Modelling of bouyancy-induced hydromagnetic couples stress fluid flow with periodic heat input

Abstract

The flow of electrically conducting fluids in the presence of a magnetic field has wide applications in science, engineering and technology. Examples of the applications include industrial processes such as the cooling of reactors, extrusion of plastics, purification of crude oil, medical applications, aerodynamics and many more. The induced magnetic field usually act as a flow control mechanism, especially under intense heat. In this study a couple stress fluid in a channel will be used as the working fluid. Channel flow and heat transfer characteristics of couple stress fluids find applications in processes such as the extrusion of polymer fluids, solidification of liquid crystals, cooling of metallic plates in a bath, tribology of thrust bearings and lubrication of engine rod bearings.
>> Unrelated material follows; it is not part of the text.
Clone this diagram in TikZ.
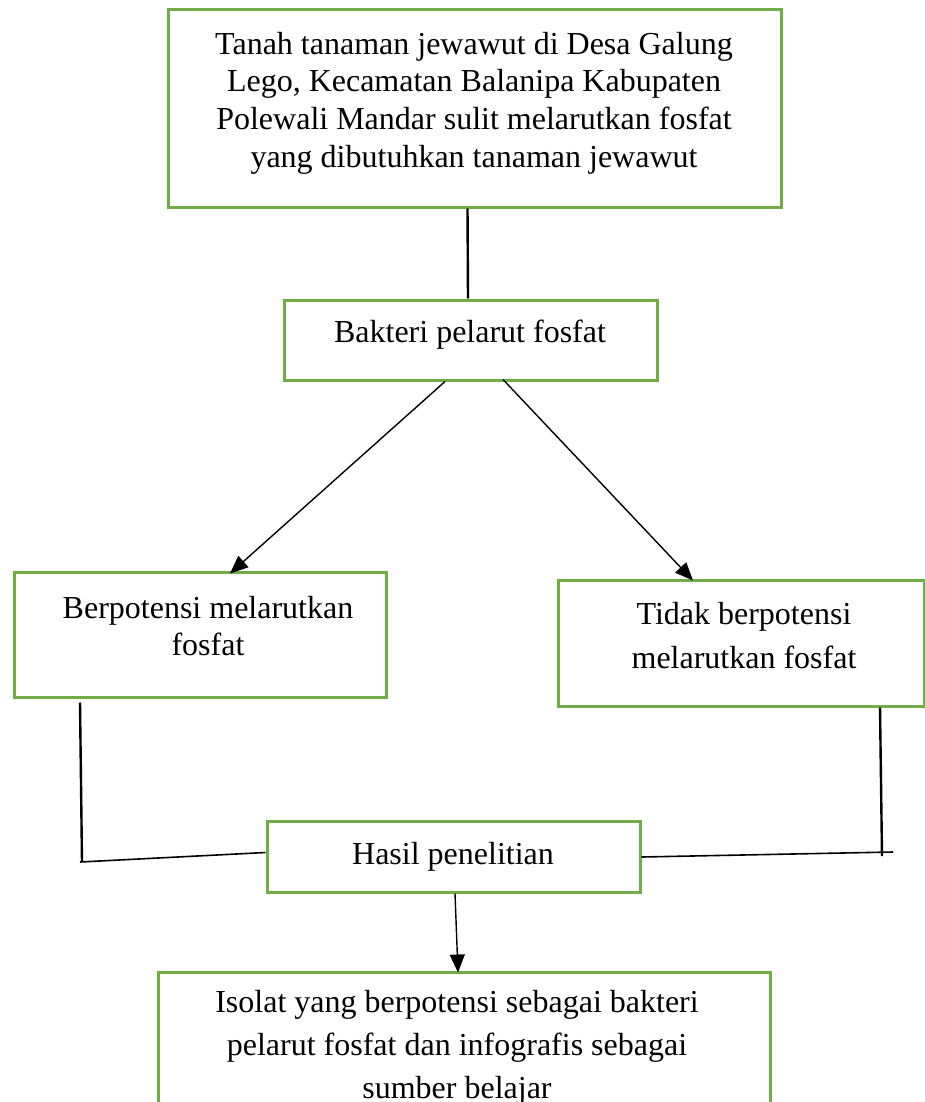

One major characteristic that distinguishes the couple stress fluid from other non-Newtonian fluids is the inclusion of size-dependent microstructure that is of mechanical significance. As such, the couple stress constitutive model is capable of describing the couple stresses, the effect of body couples and the nonsymmetric tensors manifested in several real fluids of technological importance. A fully developed laminar magnetohydrodynamic (MHD) flow of an incompressible couple stress fluid through a vertical channel due to a steady-periodic temperature on the channel plates is investigated. Specifically, the effects of couple stresses and internal heat generation on MHD natural convection flow with steady-periodic heat input, the impact of magnetic field induction on the buoyancy-induced oscillatory flow of couple stress fluid with varying heating and a mixed convective two dimensional flow of unsteady MHD couple stress fluid through a channel field with porous medium are studied. Analytical methods and the semi-analytic Adomian decomposition method will be used to solve the resulting non-linear differential equations governing the flow systems. Useful results for velocity, temperature, skin friction and Nusselt number are obtained and discussed quantitatively. The effects of the various flow governing parameters on the flow field are investigated.